My boys are missing. Three of them.
They aren’t missing – they’ve been taken – kidnapped – abducted by people whose sole goal in life is to destroy us. To tear us down at our root. To hit us at our core. They handed out candy in Gaza when they heard of the abduction.
The news does an amazing job of trying to turn the tables. Most of the articles that I’ve read continually refer to the boys as settlers – not as human beings, Israelis, Jews, 16-year old kids. No – they are settlers. Which of course, allows them to take the pressure off a bit. If they were settlers, then they deserved this, they had it coming, they were in the wrong place at the wrong time.
And let’s throw into the mix the other point they love to emphasize. They were hitchhiking. Well, then they definitely deserved to be kidnapped.
Let’s get something straight. If you don’t live here, if you aren’t walking in my shoes at this very moment on the soil of Eretz Yisrael, then you just don’t have the full picture.
We ALL hitchhike. We live in very small communities here in Gush Etzion and many people don’t have cars. Even those who have cars typically have only one in the family. And if the kids need to get to school (which can be very far away, in particular for high school boys like Gilad Shaar and Naftali Frenkel), then they have to rely on the bus system and on the help of neighbors and friends.
These boys were kidnapped five minutes from my home at an intersection where virtually all of our kids, and many adults, take rides. People drive by all the time taking the passengers to the local communities or to Jerusalem. It’s the way the country works.
Every parent that I’ve seen on the street has a stunned look of desperation on their faces. And we all mumble the same thing. “But my kids are there all the time. My kids tremp (take rides) everywhere. What if?”
And then we avert our eyes, wipe our tears and sigh with the what-ifs heavy on our lips.
Because it’s not a what-if for the families of Gilad Shaar, Naftali Frenkel and Eyal Yifrach.
And that means that it’s not a what-if for us.
These boys go to school with many of my neighbors.

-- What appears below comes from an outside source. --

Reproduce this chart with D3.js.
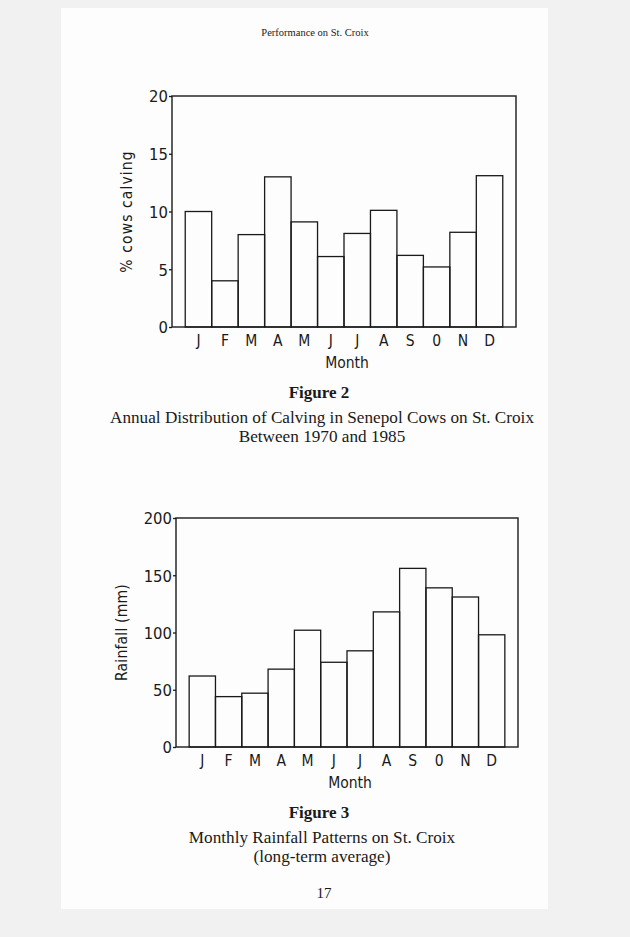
<!DOCTYPE html>
<html>
<head>
<meta charset="utf-8">
<script src="https://cdn.jsdelivr.net/npm/d3@7/dist/d3.min.js"></script>
<style>
  html, body { margin: 0; padding: 0; background: #f1f1f1; }
  svg { display: block; }
</style>
</head>
<body>
<svg id="page" width="630" height="937"></svg>
<script>
// ---- data ----
const months = ["J","F","M","A","M","J","J","A","S","O","N","D"];
const monthLabels = ["J","F","M","A","M","J","J","A","S","0","N","D"];
const calving = [10, 4, 8, 13, 9.1, 6.1, 8.1, 10.1, 6.2, 5.2, 8.2, 13.1];
const rainfall = [62, 44, 47, 68, 102, 74, 84, 118, 156, 139, 131, 98];
const calvingTicks = [0, 5, 10, 15, 20];
const rainfallTicks = [0, 50, 100, 150, 200];

const svg = d3.select("#page");
const ink = "#1a1a1a";
const plotFont = "'DejaVu Sans Condensed', 'DejaVu Sans', sans-serif";
const serif = "'Liberation Serif', 'Times New Roman', serif";

// page
svg.append("rect").attr("x", 61).attr("y", 8).attr("width", 487).attr("height", 901)
  .attr("fill", "#fdfdfd");

svg.append("text").attr("x", 315).attr("y", 36).attr("text-anchor", "middle")
  .attr("font-family", serif).attr("font-size", 10.5).attr("fill", ink)
  .text("Performance on St. Croix");

function drawChart(cfg) {
  const g = svg.append("g");
  const x = d3.scaleBand().domain(d3.range(months.length))
    .range([cfg.left, cfg.right]).paddingInner(0).paddingOuter(0.5);
  const y = d3.scaleLinear().domain([cfg.ticks[0], cfg.ticks[cfg.ticks.length - 1]])
    .range([cfg.bottom, cfg.top]);

  // bars
  g.append("g").selectAll("rect").data(cfg.values).join("rect")
    .attr("x", (d, i) => x(i))
    .attr("y", d => y(d))
    .attr("width", x.bandwidth())
    .attr("height", d => y(0) - y(d))
    .attr("fill", "none").attr("stroke", ink).attr("stroke-width", 1.3);

  // frame
  g.append("rect").attr("x", cfg.left).attr("y", cfg.top)
    .attr("width", cfg.right - cfg.left).attr("height", cfg.bottom - cfg.top)
    .attr("fill", "none").attr("stroke", ink).attr("stroke-width", 1.4);

  // y axis
  const ya = g.append("g").attr("transform", `translate(${cfg.left},0)`)
    .call(d3.axisLeft(y).tickValues(cfg.ticks).tickSize(3).tickPadding(1));
  ya.select(".domain").remove();
  ya.selectAll("line").attr("stroke", ink).attr("stroke-width", 1.3);
  ya.selectAll("text").attr("font-family", plotFont).attr("font-size", 16.5)
    .attr("fill", ink).attr("dy", "0.36em");

  // x axis
  const xa = g.append("g").attr("transform", `translate(0,${cfg.bottom})`)
    .call(d3.axisBottom(x).tickSize(0).tickPadding(8).tickFormat(i => monthLabels[i]));
  xa.select(".domain").remove();
  xa.selectAll("text").attr("font-family", plotFont).attr("font-size", 15.5).attr("fill", ink);

  // axis titles
  g.append("text").attr("x", (cfg.left + cfg.right) / 2 + 3).attr("y", cfg.bottom + 41)
    .attr("text-anchor", "middle").attr("font-family", plotFont).attr("font-size", 15.5)
    .attr("fill", ink).text("Month");
  g.append("text")
    .attr("transform", `translate(${cfg.ylabX},${(cfg.top + cfg.bottom) / 2}) rotate(-90)`)
    .attr("text-anchor", "middle").attr("font-family", plotFont).attr("font-size", 15.5)
    .attr("letter-spacing", cfg.ylabSpacing)
    .attr("fill", ink).text(cfg.ylabel);

  // captions
  g.append("text").attr("x", 319).attr("y", cfg.bottom + 71).attr("text-anchor", "middle")
    .attr("font-family", serif).attr("font-weight", "bold").attr("font-size", 17)
    .attr("fill", ink).text(cfg.fig);
  cfg.caption.forEach((t, k) => {
    g.append("text").attr("x", 322).attr("y", cfg.bottom + 95.5 + k * 19.5).attr("text-anchor", "middle")
      .attr("font-family", serif).attr("font-size", 17.2).attr("fill", ink).text(t);
  });
}

drawChart({
  left: 172, right: 516, top: 96, bottom: 327,
  values: calving, ticks: calvingTicks, ylabel: "% cows calving", ylabX: 132, ylabSpacing: 1.1,
  fig: "Figure 2",
  caption: ["Annual Distribution of Calving in Senepol Cows on St. Croix", "Between 1970 and 1985"]
});

drawChart({
  left: 176, right: 518, top: 518, bottom: 747,
  values: rainfall, ticks: rainfallTicks, ylabel: "Rainfall (mm)", ylabX: 127, ylabSpacing: 0.2,
  fig: "Figure 3",
  caption: ["Monthly Rainfall Patterns on St. Croix", "(long-term average)"]
});

svg.append("text").attr("x", 324).attr("y", 898).attr("text-anchor", "middle")
  .attr("font-family", serif).attr("font-size", 15).attr("fill", ink).text("17");
</script>
</body>
</html>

Not to mention the active-duty soldier sons in our yishuv who were called up over Shabbat; whose parents are now wringing their hands as well, hoping that their boys come home safely.
These boys are my sons. And my heart is bleeding.
All of our hearts are bleeding.
There is no other news in this country at the moment. These are our boys.
I can’t tear my mind away from thoughts of their fears, their horror, their desperation. What in Gd’s name are they going through? What are their families going through? I try to stop myself from thinking about it, but it’s the only topic of conversation.
And how do you explain to your children who want to be safe, who want to be taken care of, who take rides because it’s how they can get around, that they are still safe?
There is no other news.
And there should be no other news in every Jewish community in the world right now, and in every Jewish news source.
Because nothing else matters until our boys are returned home safely.